Exercise prompt >> Copy out the material below in full, but not its images.
## BEGIN Given data
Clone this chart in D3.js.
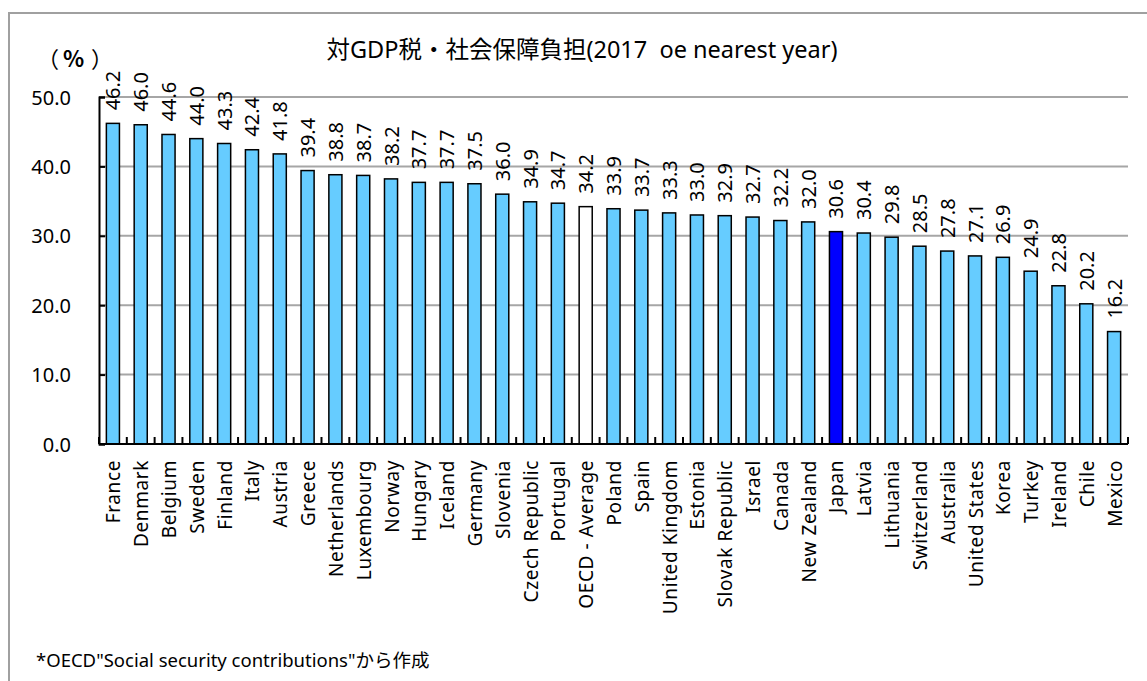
<!DOCTYPE html>
<html>
<head>
<meta charset="utf-8">
<script src="https://cdn.jsdelivr.net/npm/d3@7"></script>
<style>
  body { margin: 0; background: #fff; }
  svg { display: block; }
  text { font-family: "Noto Sans", "Noto Sans CJK JP", sans-serif; fill: #000; }
</style>
</head>
<body>
<svg id="chart"></svg>
<script>
// data
const countries = ["France", "Denmark", "Belgium", "Sweden", "Finland", "Italy", "Austria", "Greece",
  "Netherlands", "Luxembourg", "Norway", "Hungary", "Iceland", "Germany", "Slovenia", "Czech Republic",
  "Portugal", "OECD - Average", "Poland", "Spain", "United Kingdom", "Estonia", "Slovak Republic",
  "Israel", "Canada", "New Zealand", "Japan", "Latvia", "Lithuania", "Switzerland", "Australia",
  "United States", "Korea", "Turkey", "Ireland", "Chile", "Mexico"];
const values = [46.2, 46.0, 44.6, 44.0, 43.3, 42.4, 41.8, 39.4, 38.8, 38.7, 38.2, 37.7, 37.7, 37.5,
  36.0, 34.9, 34.7, 34.2, 33.9, 33.7, 33.3, 33.0, 32.9, 32.7, 32.2, 32.0, 30.6, 30.4, 29.8, 28.5,
  27.8, 27.1, 26.9, 24.9, 22.8, 20.2, 16.2];
const yTicks = [0, 10, 20, 30, 40, 50];
const titleText = "対GDP税・社会保障負担(2017  oe nearest year)";
const noteText = "*OECD\"Social security contributions\"から作成";

const data = countries.map((name, i) => ({ name, value: values[i] }));

const W = 1147, H = 681;
const margin = { top: 97, right: 19, bottom: 237, left: 99 };
const width = W - margin.left - margin.right;
const height = H - margin.top - margin.bottom;

const svg = d3.select("#chart").attr("width", W).attr("height", H);

// outer frame (runs off the right and bottom edge)
svg.append("rect")
  .attr("x", 9).attr("y", 13)
  .attr("width", 1200).attr("height", 700)
  .attr("fill", "none").attr("stroke", "#a0a0a0").attr("stroke-width", 2);

const x = d3.scaleBand().domain(countries).range([0, width]).paddingInner(0.53).paddingOuter(0.265);
const y = d3.scaleLinear().domain([0, 50]).range([height, 0]);

const g = svg.append("g").attr("transform", `translate(${margin.left},${margin.top})`);

// gridlines
g.selectAll("line.grid")
  .data(yTicks.filter(d => d > 0))
  .enter().append("line")
  .attr("class", "grid")
  .attr("x1", 0).attr("x2", width)
  .attr("y1", d => y(d)).attr("y2", d => y(d))
  .attr("stroke", "#a6a6a6").attr("stroke-width", 2);

// bars
const fillFor = d => d.name === "Japan" ? "#0000ff" : d.name === "OECD - Average" ? "#ffffff" : "#66ccff";

g.selectAll("rect.bar")
  .data(data)
  .enter().append("rect")
  .attr("class", "bar")
  .attr("x", d => x(d.name))
  .attr("y", d => y(d.value))
  .attr("width", x.bandwidth())
  .attr("height", d => y(0) - y(d.value))
  .attr("fill", fillFor)
  .attr("stroke", "#000").attr("stroke-width", 1.5);

// value labels, rotated
g.selectAll("text.val")
  .data(data)
  .enter().append("text")
  .attr("class", "val")
  .attr("transform", d => `translate(${x(d.name) + x.bandwidth() / 2 + 7.5},${y(d.value) - 13}) rotate(-90)`)
  .style("font-size", "20px")
  .text(d => d.value.toFixed(1));

// y axis
const yAxis = d3.axisLeft(y).tickValues(yTicks).tickSize(-6).tickPadding(28).tickFormat(d3.format(".1f"));
const ya = g.append("g").call(yAxis);
ya.select(".domain").attr("stroke", "#000").attr("stroke-width", 2);
ya.selectAll(".tick line").attr("stroke", "#000").attr("stroke-width", 2);
ya.selectAll(".tick text").style("font-size", "20px").attr("dy", "0.35em");

// x axis with tick marks between bars, pointing up
const xa = g.append("g").attr("transform", `translate(0,${height})`);
const edges = countries.map((c, i) => i * x.step()).concat([width]);
xa.selectAll("line.tk")
  .data(edges)
  .enter().append("line")
  .attr("class", "tk")
  .attr("x1", d => d).attr("x2", d => d)
  .attr("y1", 0).attr("y2", -7)
  .attr("stroke", "#000").attr("stroke-width", 2);
xa.append("line")
  .attr("x1", 0).attr("x2", width)
  .attr("stroke", "#000").attr("stroke-width", 2);

xa.selectAll("text.cat")
  .data(countries)
  .enter().append("text")
  .attr("class", "cat")
  .attr("transform", d => `translate(${x(d) + x.bandwidth() / 2 + 7.5},16) rotate(-90)`)
  .attr("text-anchor", "end")
  .style("font-size", "19px")
  .style("letter-spacing", "0.6px")
  .text(d => d);

// title and unit
svg.append("text")
  .attr("x", 582).attr("y", 58)
  .attr("text-anchor", "middle")
  .style("font-size", "23.5px")
  .attr("xml:space", "preserve")
  .text(titleText);

const unit = svg.append("text").attr("y", 67)
  .style("font-family", "'Noto Sans CJK JP', sans-serif").style("font-size", "22px");
unit.append("tspan").attr("x", 37).text("（");
unit.append("tspan").attr("x", 63).style("font-weight", "bold").text("%");
unit.append("tspan").attr("x", 91).text("）");

svg.append("text")
  .attr("x", 36).attr("y", 667)
  .style("font-size", "18.5px")
  .text(noteText);
</script>
</body>
</html>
## END Given data
Task answer >>
Clone this chart in D3.js.
<!DOCTYPE html>
<html>
<head>
<meta charset="utf-8">
<script src="https://cdn.jsdelivr.net/npm/d3@7"></script>
<style>
  body { margin: 0; background: #fff; }
  svg { display: block; }
  text { font-family: "Noto Sans", "Noto Sans CJK JP", sans-serif; fill: #000; }
</style>
</head>
<body>
<svg id="chart"></svg>
<script>
// data
const countries = ["France", "Denmark", "Belgium", "Sweden", "Finland", "Italy", "Austria", "Greece",
  "Netherlands", "Luxembourg", "Norway", "Hungary", "Iceland", "Germany", "Slovenia", "Czech Republic",
  "Portugal", "OECD - Average", "Poland", "Spain", "United Kingdom", "Estonia", "Slovak Republic",
  "Israel", "Canada", "New Zealand", "Japan", "Latvia", "Lithuania", "Switzerland", "Australia",
  "United States", "Korea", "Turkey", "Ireland", "Chile", "Mexico"];
const values = [46.2, 46.0, 44.6, 44.0, 43.3, 42.4, 41.8, 39.4, 38.8, 38.7, 38.2, 37.7, 37.7, 37.5,
  36.0, 34.9, 34.7, 34.2, 33.9, 33.7, 33.3, 33.0, 32.9, 32.7, 32.2, 32.0, 30.6, 30.4, 29.8, 28.5,
  27.8, 27.1, 26.9, 24.9, 22.8, 20.2, 16.2];
const yTicks = [0, 10, 20, 30, 40, 50];
const titleText = "対GDP税・社会保障負担(2017  oe nearest year)";
const noteText = "*OECD\"Social security contributions\"から作成";

const data = countries.map((name, i) => ({ name, value: values[i] }));

const W = 1147, H = 681;
const margin = { top: 97, right: 19, bottom: 237, left: 99 };
const width = W - margin.left - margin.right;
const height = H - margin.top - margin.bottom;

const svg = d3.select("#chart").attr("width", W).attr("height", H);

// outer frame (runs off the right and bottom edge)
svg.append("rect")
  .attr("x", 9).attr("y", 13)
  .attr("width", 1200).attr("height", 700)
  .attr("fill", "none").attr("stroke", "#a0a0a0").attr("stroke-width", 2);

const x = d3.scaleBand().domain(countries).range([0, width]).paddingInner(0.53).paddingOuter(0.265);
const y = d3.scaleLinear().domain([0, 50]).range([height, 0]);

const g = svg.append("g").attr("transform", `translate(${margin.left},${margin.top})`);

// gridlines
g.selectAll("line.grid")
  .data(yTicks.filter(d => d > 0))
  .enter().append("line")
  .attr("class", "grid")
  .attr("x1", 0).attr("x2", width)
  .attr("y1", d => y(d)).attr("y2", d => y(d))
  .attr("stroke", "#a6a6a6").attr("stroke-width", 2);

// bars
const fillFor = d => d.name === "Japan" ? "#0000ff" : d.name === "OECD - Average" ? "#ffffff" : "#66ccff";

g.selectAll("rect.bar")
  .data(data)
  .enter().append("rect")
  .attr("class", "bar")
  .attr("x", d => x(d.name))
  .attr("y", d => y(d.value))
  .attr("width", x.bandwidth())
  .attr("height", d => y(0) - y(d.value))
  .attr("fill", fillFor)
  .attr("stroke", "#000").attr("stroke-width", 1.5);

// value labels, rotated
g.selectAll("text.val")
  .data(data)
  .enter().append("text")
  .attr("class", "val")
  .attr("transform", d => `translate(${x(d.name) + x.bandwidth() / 2 + 7.5},${y(d.value) - 13}) rotate(-90)`)
  .style("font-size", "20px")
  .text(d => d.value.toFixed(1));

// y axis
const yAxis = d3.axisLeft(y).tickValues(yTicks).tickSize(-6).tickPadding(28).tickFormat(d3.format(".1f"));
const ya = g.append("g").call(yAxis);
ya.select(".domain").attr("stroke", "#000").attr("stroke-width", 2);
ya.selectAll(".tick line").attr("stroke", "#000").attr("stroke-width", 2);
ya.selectAll(".tick text").style("font-size", "20px").attr("dy", "0.35em");

// x axis with tick marks between bars, pointing up
const xa = g.append("g").attr("transform", `translate(0,${height})`);
const edges = countries.map((c, i) => i * x.step()).concat([width]);
xa.selectAll("line.tk")
  .data(edges)
  .enter().append("line")
  .attr("class", "tk")
  .attr("x1", d => d).attr("x2", d => d)
  .attr("y1", 0).attr("y2", -7)
  .attr("stroke", "#000").attr("stroke-width", 2);
xa.append("line")
  .attr("x1", 0).attr("x2", width)
  .attr("stroke", "#000").attr("stroke-width", 2);

xa.selectAll("text.cat")
  .data(countries)
  .enter().append("text")
  .attr("class", "cat")
  .attr("transform", d => `translate(${x(d) + x.bandwidth() / 2 + 7.5},16) rotate(-90)`)
  .attr("text-anchor", "end")
  .style("font-size", "19px")
  .style("letter-spacing", "0.6px")
  .text(d => d);

// title and unit
svg.append("text")
  .attr("x", 582).attr("y", 58)
  .attr("text-anchor", "middle")
  .style("font-size", "23.5px")
  .attr("xml:space", "preserve")
  .text(titleText);

const unit = svg.append("text").attr("y", 67)
  .style("font-family", "'Noto Sans CJK JP', sans-serif").style("font-size", "22px");
unit.append("tspan").attr("x", 37).text("（");
unit.append("tspan").attr("x", 63).style("font-weight", "bold").text("%");
unit.append("tspan").attr("x", 91).text("）");

svg.append("text")
  .attr("x", 36).attr("y", 667)
  .style("font-size", "18.5px")
  .text(noteText);
</script>
</body>
</html>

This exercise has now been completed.